# Canon software utility



## Mateomateo (Jan 25, 2015)

Hi everyone, i had a quick question, i manged to download the Canon software utility online for my canon 70D, want to use the features with my laptop, everything goes well until its time to connect the camera to the laptop, my mac will pick up the camera and will say connect? when i do a message comes up that says "AlertTitle FireWallAlertMsg" and thats it.  cant connect the camera to the mac, i tried changing preferences on my firewall for lettting any incoming and outgoing signals for the utility but nothing works.

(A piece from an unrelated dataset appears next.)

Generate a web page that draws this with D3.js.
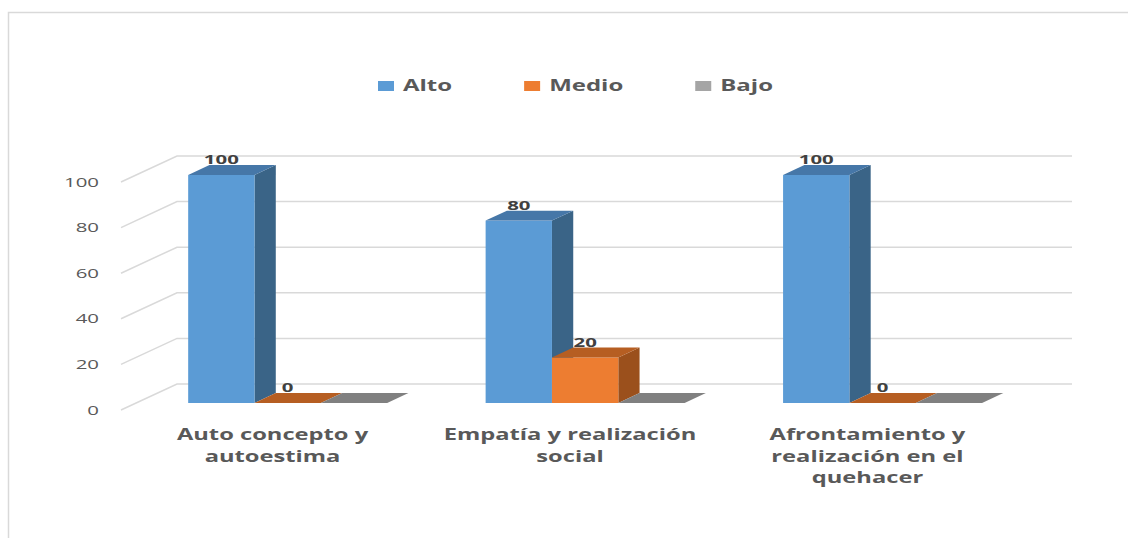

Can anyone help me? 

cheers guys
Matt


----------



## M12 (Jun 19, 2015)

Hello - 

System Preferences --> Security & Privacy --> Firewall --> Firewall Options --> Uncheck "Enable Stealth Mode"

Start the EOS Util, Click the "Pairing over WiFi/LAN" button, and a new window "EOS Pairing Software" should appear, with the Camera and MAC and IP addresses (or simply the window with no info). 

After you've done this, on the camera side, you may have to turn off the wifi, turn it back on, then enter wifi-function --> Confirm Set, then exit all that. Wait about 5 seconds, and the EOS Utility window with Download and other options should appear.

In trying to get my 6D to connect, and getting this message, I found this forum.


----------